Only the lines holding the string "React" are needed. Copy each one.

_ _ _ _

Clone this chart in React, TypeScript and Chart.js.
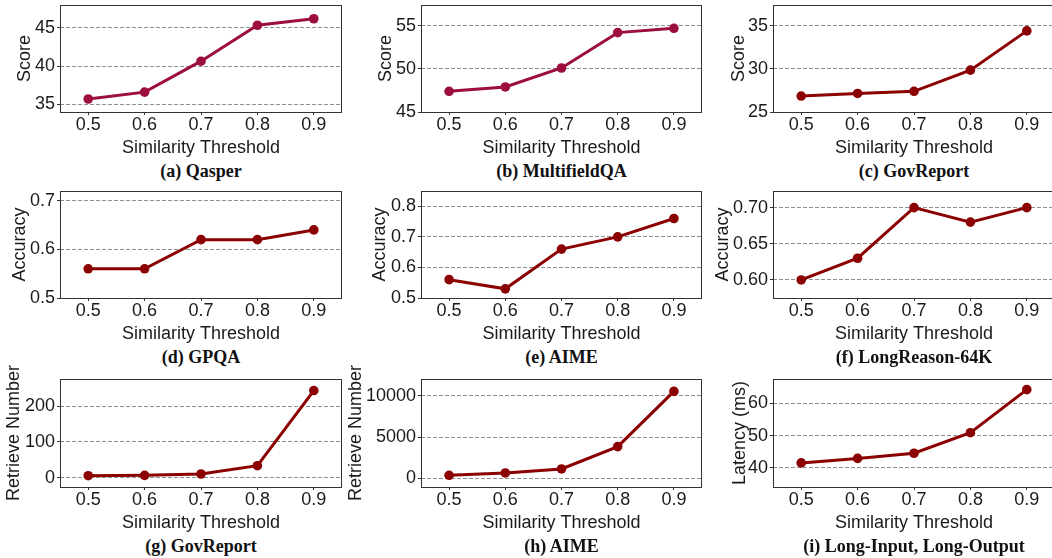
import React, { useEffect, useRef } from 'react';
import { Chart, registerables } from 'chart.js';

Chart.register(...registerables);

// ---------- data ----------
const thresholds = ['0.5', '0.6', '0.7', '0.8', '0.9'];

const qasperScores = [35.7, 36.6, 40.65, 45.35, 46.2];
const multifieldScores = [47.4, 47.9, 50.1, 54.2, 54.7];
const govReportScores = [26.85, 27.15, 27.4, 29.85, 34.4];
const gpqaAccuracy = [0.56, 0.56, 0.62, 0.62, 0.64];
const aimeAccuracy = [0.56, 0.53, 0.66, 0.7, 0.76];
const longReasonAccuracy = [0.6, 0.63, 0.7, 0.68, 0.7];
const govReportRetrieve = [5.6, 6.6, 10.4, 33.6, 243.7];
const aimeRetrieve = [364, 643, 1128, 3835, 10522];
const latencyMs = [41.5, 42.9, 44.5, 50.9, 64.3];

const qasperTicks = [35, 40, 45];
const multifieldTicks = [45, 50, 55];
const govReportScoreTicks = [25, 30, 35];
const gpqaTicks = [0.5, 0.6, 0.7];
const aimeAccTicks = [0.5, 0.6, 0.7, 0.8];
const longReasonTicks = [0.6, 0.65, 0.7];
const govRetrieveTicks = [0, 100, 200];
const aimeRetrieveTicks = [0, 5000, 10000];
const latencyTicks = [40, 50, 60];

const xAxisLabel = 'Similarity Threshold';

const CRIMSON = '#9c0d40';
const DARKRED = '#8b0000';

// ---------- layout ----------
const COL_L = [60, 421, 773];
const COL_R = [342, 702, 1055];
const ROW_T = [5, 191, 379];
const ROW_B = [112, 298, 487];
const X_AXIS_H = 48;
const X_TITLE_OFFSET = 36;
const CAPTION_OFFSET = 58.7;

type PanelDef = {
  caption: string;
  yLabel: string;
  data: number[];
  ticks: number[];
  min: number;
  max: number;
  decimals: number;
  color: string;
  col: number;
  row: number;
  titleX: number;
};

const panels: PanelDef[] = [
  { caption: '(a) Qasper', yLabel: 'Score', data: qasperScores, ticks: qasperTicks, min: 34, max: 48, decimals: 0, color: CRIMSON, col: 0, row: 0, titleX: 25 },
  { caption: '(b) MultifieldQA', yLabel: 'Score', data: multifieldScores, ticks: multifieldTicks, min: 45, max: 57.4, decimals: 0, color: CRIMSON, col: 1, row: 0, titleX: 386 },
  { caption: '(c) GovReport', yLabel: 'Score', data: govReportScores, ticks: govReportScoreTicks, min: 25, max: 37.4, decimals: 0, color: DARKRED, col: 2, row: 0, titleX: 739 },
  { caption: '(d) GPQA', yLabel: 'Accuracy', data: gpqaAccuracy, ticks: gpqaTicks, min: 0.5, max: 0.72, decimals: 1, color: DARKRED, col: 0, row: 1, titleX: 20 },
  { caption: '(e) AIME', yLabel: 'Accuracy', data: aimeAccuracy, ticks: aimeAccTicks, min: 0.5, max: 0.85, decimals: 1, color: DARKRED, col: 1, row: 1, titleX: 380 },
  { caption: '(f) LongReason-64K', yLabel: 'Accuracy', data: longReasonAccuracy, ticks: longReasonTicks, min: 0.575, max: 0.723, decimals: 2, color: DARKRED, col: 2, row: 1, titleX: 723.5 },
  { caption: '(g) GovReport', yLabel: 'Retrieve Number', data: govReportRetrieve, ticks: govRetrieveTicks, min: -26, max: 276, decimals: 0, color: DARKRED, col: 0, row: 2, titleX: 14 },
  { caption: '(h) AIME', yLabel: 'Retrieve Number', data: aimeRetrieve, ticks: aimeRetrieveTicks, min: -1056, max: 12027, decimals: 0, color: DARKRED, col: 1, row: 2, titleX: 356 },
  { caption: '(i) Long-Input, Long-Output', yLabel: 'Latency (ms)', data: latencyMs, ticks: latencyTicks, min: 34, max: 67.6, decimals: 0, color: DARKRED, col: 2, row: 2, titleX: 740 },
];

const SANS = "'Liberation Sans', Arial, Helvetica, sans-serif";
const SERIF = "'Liberation Serif', 'Times New Roman', serif";
const TEXT = '#1a1a1a';

const framePlugin = {
  id: 'frame',
  afterDraw(chart: any) {
    const { ctx, chartArea } = chart;
    const l = Math.floor(chartArea.left) + 0.5;
    const t = Math.floor(chartArea.top) + 0.5;
    const r = Math.floor(chartArea.right) - 0.5;
    const b = Math.floor(chartArea.bottom) + 0.5;
    ctx.save();
    ctx.strokeStyle = '#333333';
    ctx.lineWidth = 1;
    ctx.setLineDash([]);
    ctx.strokeRect(l, t, r - l, b - t);
    ctx.restore();
  },
};

function Panel({ p }: { p: PanelDef }) {
  const ref = useRef<HTMLCanvasElement | null>(null);
  const L = COL_L[p.col];
  const R = COL_R[p.col];
  const T = ROW_T[p.row];
  const B = ROW_B[p.row];
  const cl = Math.floor(p.titleX - 14);
  const yW = L - cl;
  const yTitlePad = p.titleX - cl - 10.8;
  const padTop = 20;
  const ct = T - padTop;
  const padRight = 20;
  const cw = R + padRight - cl;
  const ch = B + X_AXIS_H - ct;
  const xTitlePad = X_AXIS_H - 10.8 - X_TITLE_OFFSET;

  useEffect(() => {
    if (!ref.current) return;
    const chart = new Chart(ref.current, {
      type: 'line',
      data: {
        labels: thresholds,
        datasets: [
          {
            data: p.data,
            borderColor: p.color,
            backgroundColor: p.color,
            pointBackgroundColor: p.color,
            pointBorderColor: p.color,
            borderWidth: 3,
            pointRadius: 4.8,
            pointBorderWidth: 0,
            tension: 0,
            clip: false as any,
          },
        ],
      },
      options: {
        animation: false,
        responsive: false,
        devicePixelRatio: 1,
        layout: { padding: { left: 0, top: padTop, right: padRight, bottom: 0 } },
        plugins: { legend: { display: false }, tooltip: { enabled: false }, title: { display: false } },
        scales: {
          x: {
            type: 'category',
            offset: true,
            grid: { display: true, drawOnChartArea: false, drawTicks: true, tickLength: 3, offset: false, tickColor: '#333', tickWidth: 1 },
            border: { display: false },
            ticks: { color: TEXT, font: { family: SANS, size: 18 }, padding: -1, maxRotation: 0, autoSkip: false },
            title: { display: true, text: xAxisLabel, color: TEXT, font: { family: SANS, size: 18 }, padding: { top: 0, bottom: xTitlePad } },
            afterFit: (s: any) => { s.height = X_AXIS_H; },
          },
          y: {
            type: 'linear',
            min: p.min,
            max: p.max,
            afterBuildTicks: (s: any) => { s.ticks = p.ticks.map((v) => ({ value: v })); },
            grid: { color: '#8f8f8f', lineWidth: 1, drawTicks: true, tickLength: 3, tickColor: '#333', tickWidth: 1, tickBorderDash: [] },
            border: { display: false, dash: [4, 2] },
            ticks: { color: TEXT, font: { family: SANS, size: 18 }, padding: 2, callback: (v: any) => Number(v).toFixed(p.decimals) },
            title: { display: true, text: p.yLabel, color: TEXT, font: { family: SANS, size: 18 }, padding: { top: yTitlePad, bottom: 0 } },
            afterFit: (s: any) => { s.width = yW; },
          },
        },
      } as any,
      plugins: [framePlugin],
    });
    return () => chart.destroy();
  }, []);

  return (
    <>
      <canvas
        ref={ref}
        width={cw}
        height={ch}
        style={{ position: 'absolute', left: cl, top: ct, width: cw, height: ch }}
      />
      <div
        style={{
          position: 'absolute',
          left: (L + R) / 2 - 200,
          width: 400,
          top: B + CAPTION_OFFSET - 9.1,
          textAlign: 'center',
          fontFamily: SERIF,
          fontWeight: 'bold',
          fontSize: 18,
          lineHeight: '18px',
          color: '#111',
          whiteSpace: 'nowrap',
        }}
      >
        {p.caption}
      </div>
    </>
  );
}

export default function App() {
  return (
    <div
      style={{
        position: 'fixed',
        left: 0,
        top: 0,
        width: 1052,
        height: 558,
        overflow: 'hidden',
        background: '#ffffff',
      }}
    >
      {panels.map((p, i) => (
        <Panel key={i} p={p} />
      ))}
    </div>
  );
}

_ _ _ _

**COMPLETE RESPONSE**.
Clone this chart in React, TypeScript and Chart.js.
import React, { useEffect, useRef } from 'react';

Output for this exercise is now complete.